With the exception of Keanu Reeves, Coppola assembled a pretty capable cast, only to have them take turns gnawing the scenery to bits. Anthony Hopkins commits the worst sins in this regard, using an accent as absurd and erratic as his line delivery. Winona Ryder was never the strongest performer in the world, and her presence simultaneously shouts “Hey, it's the '90s!” and “Wow, am I ever uncomfortable!” Gary Oldman gets a little more leeway by the nature of his role, and thus comes out relatively unscathed. Under that much make-up, you pretty much have to give the same performance whether you're playing an undead bat-count or Edna Turnblad. In hindsight, the unkindest hand is unfortunately dealt to Sadie Frost, whose “And introducing...” credit only serves to illustrate how few people in Hollywood wanted to meet her. This girl banged a latex wolf on a concrete casting couch and still barely ever managed more silver screen credits than costar Tom Waits. (Speaking of which: Tom Waits?)

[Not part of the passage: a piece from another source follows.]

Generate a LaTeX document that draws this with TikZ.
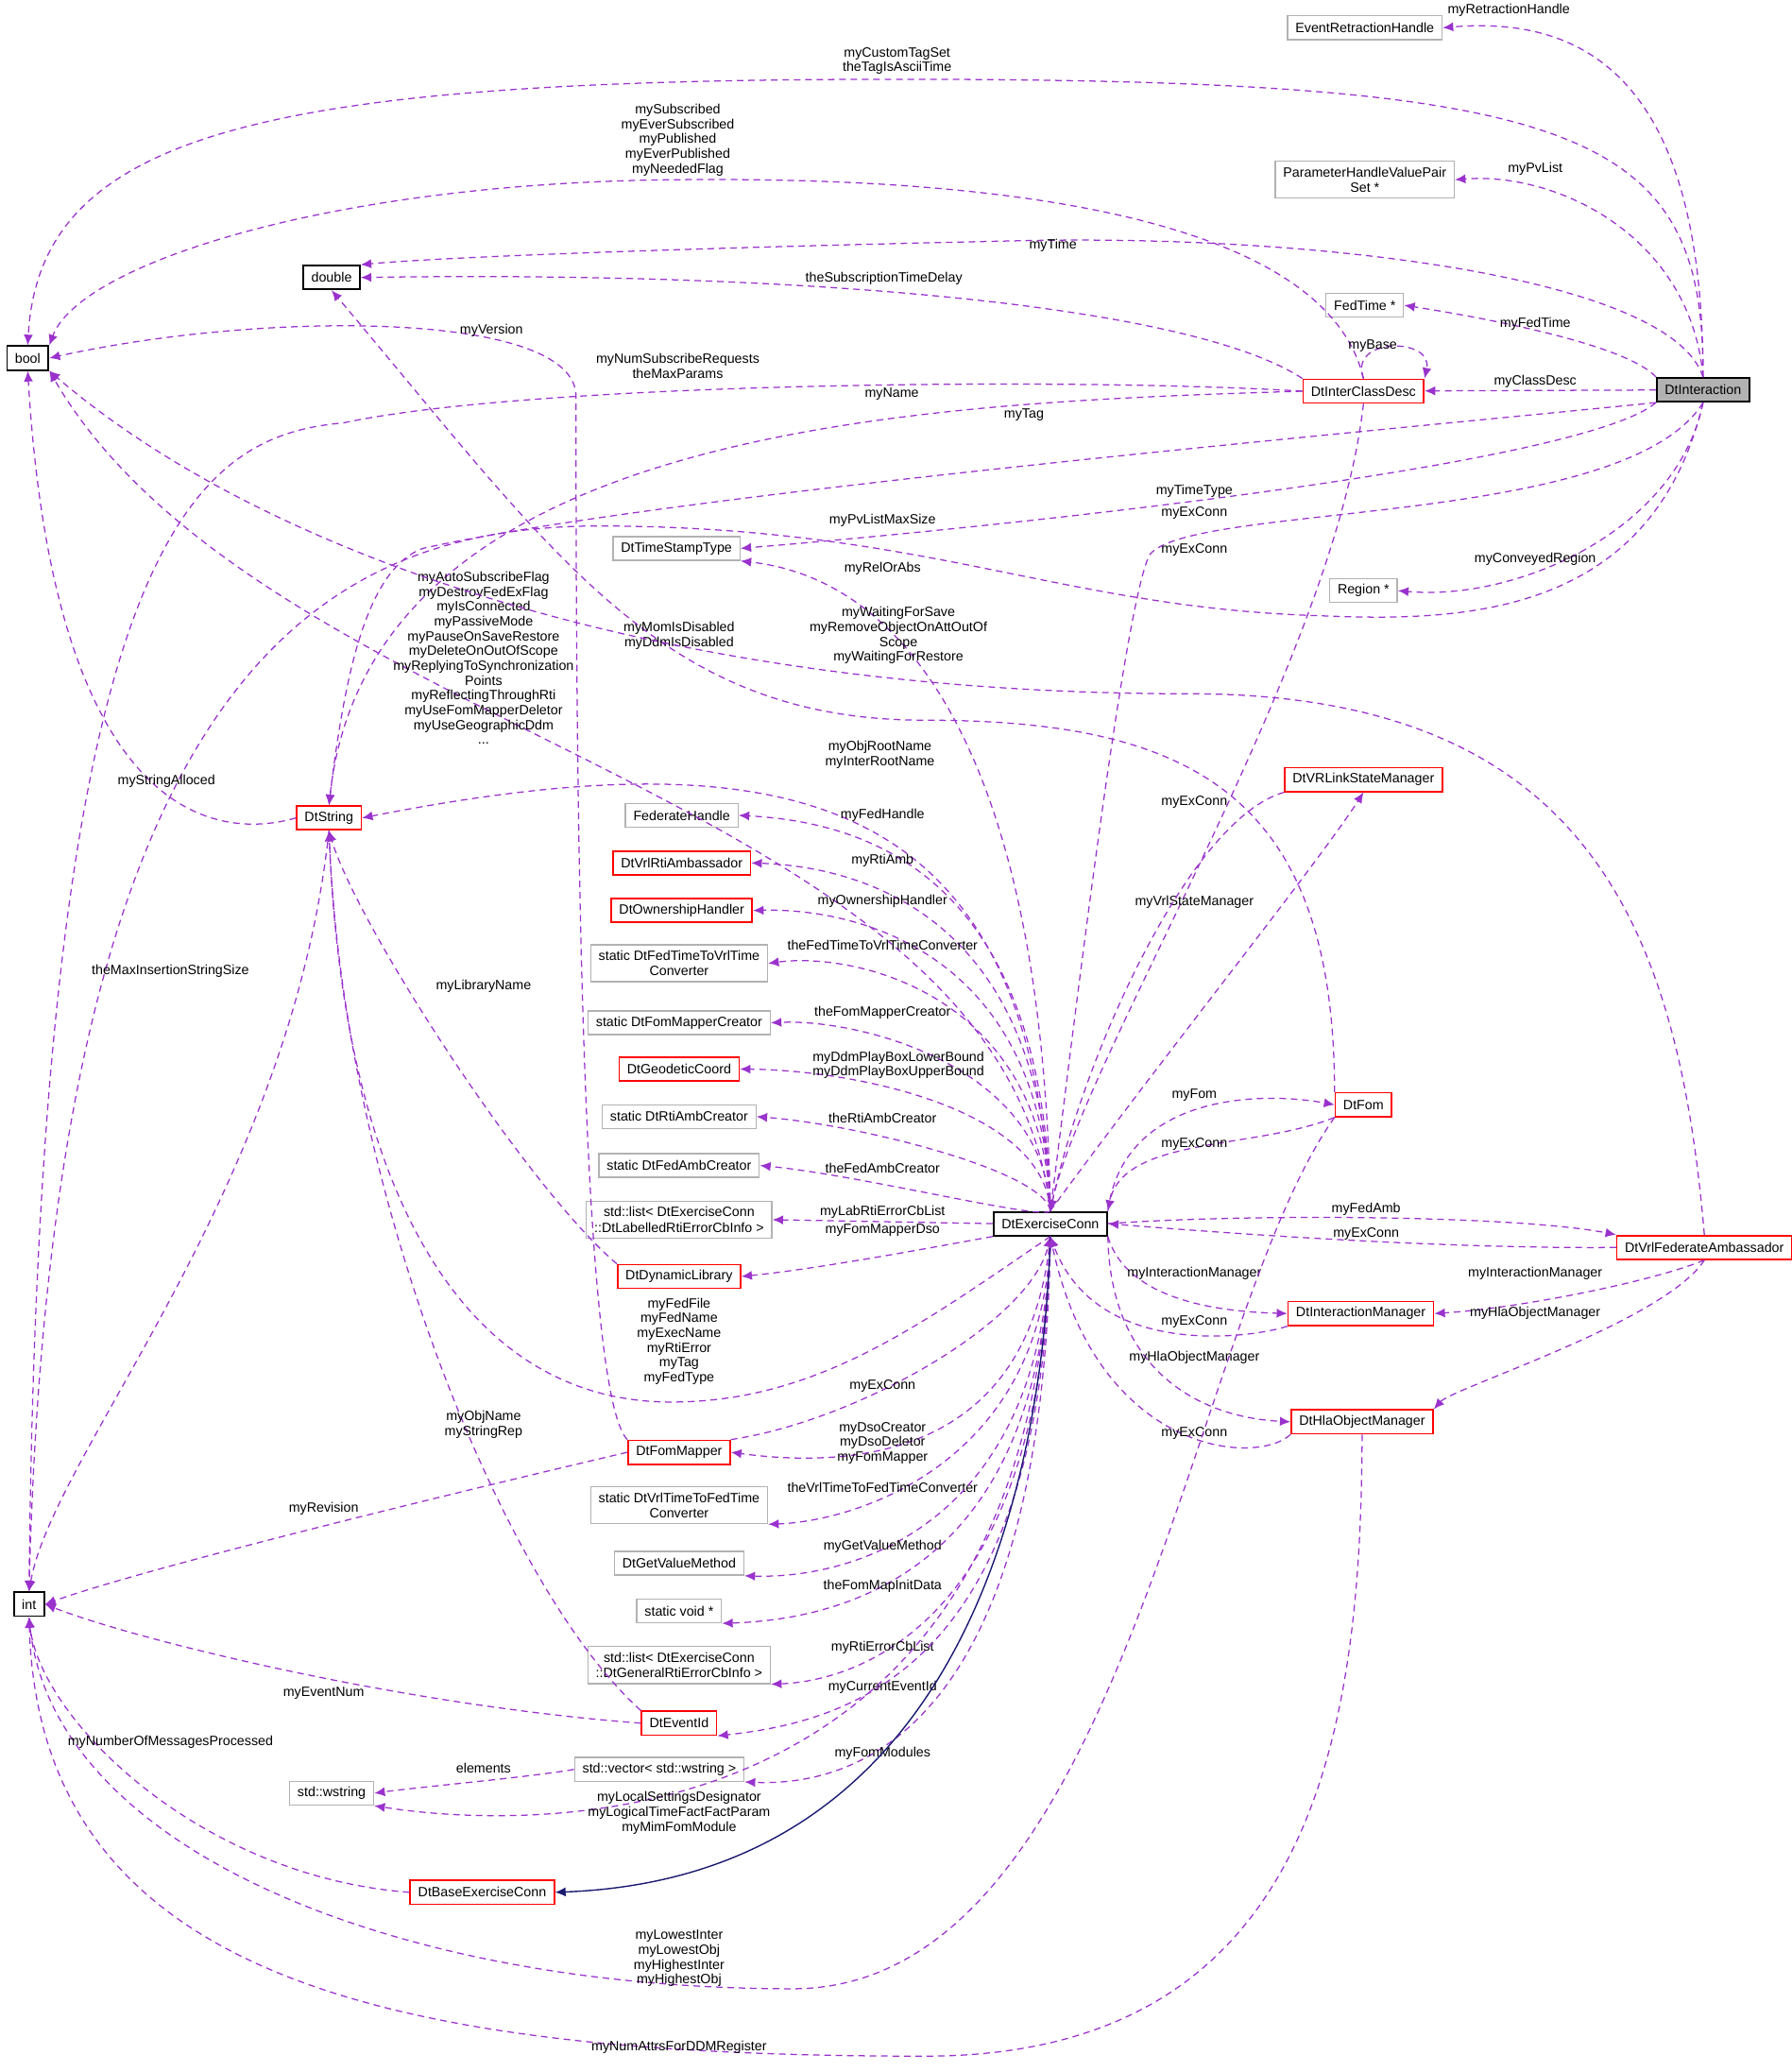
\documentclass[tikz,border=0pt]{standalone}
\usepackage{fontspec}
\setmainfont{Liberation Sans}
\usetikzlibrary{arrows.meta}
\definecolor{ep}{HTML}{9A32CD}
\definecolor{nv}{HTML}{191970}
\begin{document}
\begin{tikzpicture}[x=0.5pt,y=-0.5pt,
 box/.style={draw, font=\fontsize{5.1}{5.8}\selectfont, inner xsep=3pt, inner ysep=0pt, minimum height=9pt, align=center, line width=0.5pt},
 gb/.style={box, draw=black!30},
 rb/.style={box, draw=red, line width=0.6pt},
 kb/.style={box, draw=black, line width=0.7pt},
 tb/.style={box, minimum height=14pt},
 lb/.style={font=\fontsize{5.1}{5.6}\selectfont, align=center, inner sep=0pt},
 e/.style={draw=ep, dash pattern=on 2.5pt off 1.8pt, line width=0.45pt, -{Latex[length=4pt,width=3.5pt]}, fill=none},
 inh/.style={draw=nv, line width=0.5pt, -{Latex[length=4pt,width=3.5pt]}}]
\useasboundingbox (0,0) rectangle (1356,1568);
% nodes
\node[gb] (erh) at (1033,21) {EventRetractionHandle};
\node[gb,tb] (phvp) at (1033,136) {ParameterHandleValuePair\\Set *};
\node[kb] (dbl) at (251,210) {double};
\node[gb] (ft) at (1033,231) {FedTime *};
\node[kb] (bool) at (21,271) {bool};
\node[rb] (icd) at (1032,296) {DtInterClassDesc};
\node[kb,fill=black!30] (I) at (1289,295) {DtInteraction};
\node[gb] (dts) at (512,415) {DtTimeStampType};
\node[gb] (reg) at (1032,447) {Region *};
\node[rb] (str) at (249,619) {DtString};
\node[gb] (fh) at (516,617) {FederateHandle};
\node[rb] (vrl) at (1032,590) {DtVRLinkStateManager};
\node[rb] (rti) at (516,653) {DtVrlRtiAmbassador};
\node[rb] (own) at (516,689) {DtOwnershipHandler};
\node[gb,tb] (f2v) at (514,729) {static DtFedTimeToVrlTime\\Converter};
\node[gb] (fmc) at (514,774) {static DtFomMapperCreator};
\node[rb] (geo) at (514,809) {DtGeodeticCoord};
\node[gb] (rac) at (514,845) {static DtRtiAmbCreator};
\node[gb] (fac) at (514,882) {static DtFedAmbCreator};
\node[gb,tb] (ll) at (514,923) {std::list\textless{} DtExerciseConn\\::DtLabelledRtiErrorCbInfo \textgreater};
\node[rb] (ddl) at (514,966) {DtDynamicLibrary};
\node[kb] (E) at (795,926) {DtExerciseConn};
\node[rb] (fom) at (1032,836) {DtFom};
\node[rb] (vfa) at (1290,944) {DtVrlFederateAmbassador};
\node[rb] (im) at (1030,994) {DtInteractionManager};
\node[rb] (hom) at (1031,1076) {DtHlaObjectManager};
\node[rb] (fm) at (514,1099) {DtFomMapper};
\node[gb,tb] (v2f) at (514,1139) {static DtVrlTimeToFedTime\\Converter};
\node[gb] (gvm) at (514,1183) {DtGetValueMethod};
\node[gb] (sv) at (514,1219) {static void *};
\node[gb,tb] (gl) at (514,1260) {std::list\textless{} DtExerciseConn\\::DtGeneralRtiErrorCbInfo \textgreater};
\node[rb] (eid) at (514,1304) {DtEventId};
\node[kb] (int) at (22,1214) {int};
\node[gb] (vec) at (499,1339) {std::vector\textless{} std::wstring \textgreater};
\node[gb] (ws) at (251,1357) {std::wstring};
\node[rb] (bec) at (365,1432) {DtBaseExerciseConn};
% DtInteraction edges
\draw[e] (I.north) .. controls (1289,60) and (1200,12) .. (erh.east);
\node[lb] at (1142,8) {myRetractionHandle};
\draw[e] (I.north) .. controls (1280,180) and (1180,130) .. (phvp.east);
\node[lb] at (1162,128) {myPvList};
\draw[e] (I.north) .. controls (1265,210) and (1000,178) .. (780,182) .. controls (500,188) and (330,195) .. (dbl.north east);
\node[lb] at (797,186) {myTime};
\draw[e] (I.north west) .. controls (1230,260) and (1120,240) .. (ft.east);
\node[lb] at (1162,245) {myFedTime};
\draw[e] (I) -- (icd);
\node[lb] at (1162,289) {myClassDesc};
\draw[e] (I.north) .. controls (1290,100) and (1200,60) .. (680,60) .. controls (200,60) and (30,100) .. (bool.north);
\node[lb] at (679,46) {myCustomTagSet\\theTagIsAsciiTime};
\draw[e] (I.south west) .. controls (1000,330) and (500,375) .. (320,415) .. controls (280,430) and (262,500) .. (str.north);
\node[lb] at (775,314) {myTag};
\draw[e] (I.south west) .. controls (1200,350) and (800,395) .. (dts.east);
\node[lb] at (904,372) {myTimeType};
\draw[e] (I.south) .. controls (1270,400) and (1150,455) .. (reg.east);
\node[lb] at (1162,423) {myConveyedRegion};
\draw[e] (I.south) .. controls (1230,400) and (900,380) .. (870,420) .. controls (850,460) and (810,800) .. (E.north);
\node[lb] at (904,388) {myExConn};
\draw[e] (I.south) .. controls (1250,470) and (1100,470) .. (1000,466) .. controls (800,460) and (700,398) .. (450,398) .. controls (250,400) and (40,500) .. (int.north);
\node[lb] at (668,394) {myPvListMaxSize};
% InterClassDesc edges
\draw[e] (icd.north) .. controls (1000,150) and (700,134) .. (513,136) .. controls (250,138) and (60,200) .. (bool.north east);
\node[lb] at (513,106) {mySubscribed\\myEverSubscribed\\myPublished\\myEverPublished\\myNeededFlag};
\draw[e] (icd.north west) .. controls (900,230) and (600,205) .. (dbl.east);
\node[lb] at (669,211) {theSubscriptionTimeDelay};
\draw[e] (icd.north) .. controls (1020,255) and (1085,255) .. (icd.north east);
\node[lb] at (1039,262) {myBase};
\draw[e] (icd.west) .. controls (800,285) and (400,290) .. (260,320) .. controls (150,330) and (30,400) .. (int.north);
\node[lb] at (513,277) {myNumSubscribeRequests\\theMaxParams};
\draw[e] (icd.west) .. controls (700,305) and (280,320) .. (str.north);
\node[lb] at (675,298) {myName};
\draw[e] (icd.south) .. controls (1010,500) and (820,800) .. (E.north);
\node[lb] at (904,416) {myExConn};
% DtString edges
\draw[e] (str.west) .. controls (150,640) and (40,600) .. (bool.south);
\node[lb] at (126,591) {myStringAlloced};
\draw[e] (str.south) .. controls (220,900) and (40,1100) .. (int.north);
\node[lb] at (129,735) {theMaxInsertionStringSize};
% DtExerciseConn to left column
\draw[e] (E.north) .. controls (760,600) and (200,560) .. (bool.south east);
\node[lb] at (366,498) {myAutoSubscribeFlag\\myDestroyFedExFlag\\myIsConnected\\myPassiveMode\\myPauseOnSaveRestore\\myDeleteOnOutOfScope\\myReplyingToSynchronization\\Points\\myReflectingThroughRti\\myUseFomMapperDeletor\\myUseGeographicDdm\\...};
\draw[e] (E.north) .. controls (780,600) and (600,555) .. (str.east);
\node[lb] at (666,571) {myObjRootName\\myInterRootName};
\draw[e] (E.north) .. controls (790,600) and (700,440) .. (dts.south east);
\node[lb] at (668,430) {myRelOrAbs};
\foreach \n/\y/\l in {fh/617/myFedHandle, rti/651/myRtiAmb, own/682/myOwnershipHandler, f2v/715/theFedTimeToVrlTimeConverter, fmc/766/theFomMapperCreator, rac/846/theRtiAmbCreator, fac/884/theFedAmbCreator}{
 \draw[e] (E.north) .. controls (790,\y+40) and (650,\y+5) .. (\n.east);
 \node[lb] at (668,\y) {\l};}
\draw[e] (E.north) .. controls (790,840) and (650,810) .. (geo.east);
\node[lb] at (680,806) {myDdmPlayBoxLowerBound\\myDdmPlayBoxUpperBound};
\draw[e] (E.west) -- (ll.east);
\node[lb] at (668,917) {myLabRtiErrorCbList};
\draw[e] (E.south west) .. controls (700,945) and (620,960) .. (ddl.east);
\node[lb] at (668,931) {myFomMapperDso};
\draw[e] (E.south) .. controls (700,1000) and (620,1061) .. (508,1061) .. controls (350,1061) and (260,900) .. (str.south);
\node[lb] at (514,1015) {myFedFile\\myFedName\\myExecName\\myRtiError\\myTag\\myFedType};
\draw[e] (fm.north east) .. controls (650,1075) and (780,1000) .. (E.south);
\node[lb] at (668,1049) {myExConn};
\draw[e] (E.south) .. controls (780,1100) and (650,1112) .. (fm.east);
\node[lb] at (668,1092) {myDsoCreator\\myDsoDeletor\\myFomMapper};
\foreach \n/\y/\l in {v2f/1126/theVrlTimeToFedTimeConverter, gvm/1170/myGetValueMethod, sv/1200/theFomMapInitData, gl/1247/myRtiErrorCbList, eid/1277/myCurrentEventId, vec/1327/myFomModules}{
 \draw[e] (E.south) .. controls (790,\y-20) and (650,\y+25) .. (\n.south east);
 \node[lb] at (668,\y) {\l};}
\draw[e] (E.south) .. controls (780,1400) and (400,1385) .. (ws.south east);
\node[lb] at (514,1372) {myLocalSettingsDesignator\\myLogicalTimeFactFactParam\\myMimFomModule};
\draw[inh] (E.south) .. controls (790,1100) and (740,1420) .. (bec.east);
% right side
\draw[e] (E.north) .. controls (880,800) and (1000,650) .. (vrl.south);
\node[lb] at (904,683) {myVrlStateManager};
\draw[e] (vrl.south west) .. controls (900,620) and (820,800) .. (E.north);
\node[lb] at (904,607) {myExConn};
\draw[e] (E.north east) .. controls (850,830) and (950,825) .. (fom.west);
\node[lb] at (904,829) {myFom};
\draw[e] (fom.south west) .. controls (950,870) and (850,860) .. (E.north east);
\node[lb] at (904,866) {myExConn};
\draw[e] (E.east) .. controls (950,918) and (1150,920) .. (vfa.north west);
\node[lb] at (1034,915) {myFedAmb};
\draw[e] (vfa.west) .. controls (1100,945) and (950,935) .. (E.east);
\node[lb] at (1034,934) {myExConn};
\draw[e] (E.south east) .. controls (850,975) and (900,992) .. (im.west);
\node[lb] at (904,964) {myInteractionManager};
\draw[e] (im.south west) .. controls (950,1012) and (830,1030) .. (E.south);
\node[lb] at (904,1000) {myExConn};
\draw[e] (E.south east) .. controls (840,1030) and (900,1072) .. (hom.west);
\node[lb] at (904,1027) {myHlaObjectManager};
\draw[e] (hom.south west) .. controls (950,1110) and (830,1100) .. (E.south);
\node[lb] at (904,1085) {myExConn};
\draw[e] (vfa.south) .. controls (1250,970) and (1150,990) .. (im.east);
\node[lb] at (1162,964) {myInteractionManager};
\draw[e] (vfa.south) .. controls (1260,1000) and (1100,1050) .. (hom.north east);
\node[lb] at (1162,994) {myHlaObjectManager};
% long edges
\draw[e] (fm.north west) .. controls (436,1050) and (436,500) .. (436,300) .. controls (436,235) and (200,235) .. (bool.east);
\node[lb] at (372,250) {myVersion};
\draw[e] (fom.north west) .. controls (1010,600) and (900,545) .. (700,545) .. controls (500,545) and (420,420) .. (dbl.south);
\node[lb] at (514,481) {myMomIsDisabled\\myDdmIsDisabled};
\draw[e] (vfa.north) .. controls (1270,700) and (1200,525) .. (900,525) .. controls (500,525) and (200,420) .. (bool.south east);
\node[lb] at (680,481) {myWaitingForSave\\myRemoveObjectOnAttOutOf\\Scope\\myWaitingForRestore};
\draw[e] (fom.south west) .. controls (900,1000) and (850,1505) .. (600,1505) .. controls (300,1505) and (40,1400) .. (int.south);
\node[lb] at (514,1482) {myLowestInter\\myLowestObj\\myHighestInter\\myHighestObj};
\draw[e] (hom.south) .. controls (1030,1300) and (1000,1556) .. (700,1556) .. controls (300,1556) and (30,1500) .. (int.south);
\node[lb] at (514,1549) {myNumAttrsForDDMRegister};
\draw[e] (bec.west) .. controls (150,1420) and (30,1300) .. (int.south);
\node[lb] at (129,1318) {myNumberOfMessagesProcessed};
\draw[e] (vec.west) .. controls (400,1345) and (320,1352) .. (ws.east);
\node[lb] at (366,1338) {elements};
\draw[e] (ddl.north west) .. controls (400,900) and (270,700) .. (str.south);
\node[lb] at (366,746) {myLibraryName};
\draw[e] (eid.north west) .. controls (380,1200) and (260,900) .. (str.south);
\node[lb] at (366,1078) {myObjName\\myStringRep};
\draw[e] (eid.west) .. controls (300,1290) and (100,1240) .. (int.east);
\node[lb] at (245,1281) {myEventNum};
\draw[e] (fm.west) .. controls (300,1140) and (100,1190) .. (int.east);
\node[lb] at (245,1142) {myRevision};
\end{tikzpicture}
\end{document}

The uniform lack of subtlety employed by all involved is supremely distracting. Almost every choice made in or about the movie raised immediate questions. Why has Winona Ryder worn six dresses in the exact same shade of mint green? Why are Dracula's eyes superimposed on fucking everything? The landscape is so red -- is his castle on Mars? Has no one thought to make Sadie Frost a dress capable of restraining both her breasts at the same time? Does she really wear that slutty red nightgown to bed even when she's on the verge of death? Has the "loose wolf"subplot really existed entirely so we can watch the lead characters pet it for a while? No, seriously, Tom Waits? Is anything scary going to happen? Am I watching TBS right now?
I couldn't help but feel as though the whole fiasco was being run by my high school theater teacher. Each atmospheric element that could have been creepy if the audience was trusted to notice it on their own was instead turned up to eleven and thrust in our faces. Sure, it's a nice touch that Dracula's shadow doesn't always line up with his motions perfectly, but after ten minutes of watching the actor and his projected image polka around each other, it gets a little tiresome. Similarly, it's enough (too much, really) that Winona Ryder plays dual roles: we don't need constant dissolves between her two characters. More and more, I got the impression that the production team thought I was pretty stupid. And that's the thing: if you have to tell me I'm frightened, then I'm not really frightened.
When the credits began to roll, I was left largely confused. I can't for the life of me figure out why we collectively remember Dracula so fondly. What was it about the previous decade that allowed us to believe that we enjoyed this film? I kept waiting for the big awesome thing that would make me want to keep watching. In the end, it was a big win for Eiko Ishioka, who snagged herself an Oscar by turning the onscreen fiasco into a runway for her evocative fashions. Without her visionary stylings, I find it hard to believe that we'd still be talking about this movie today.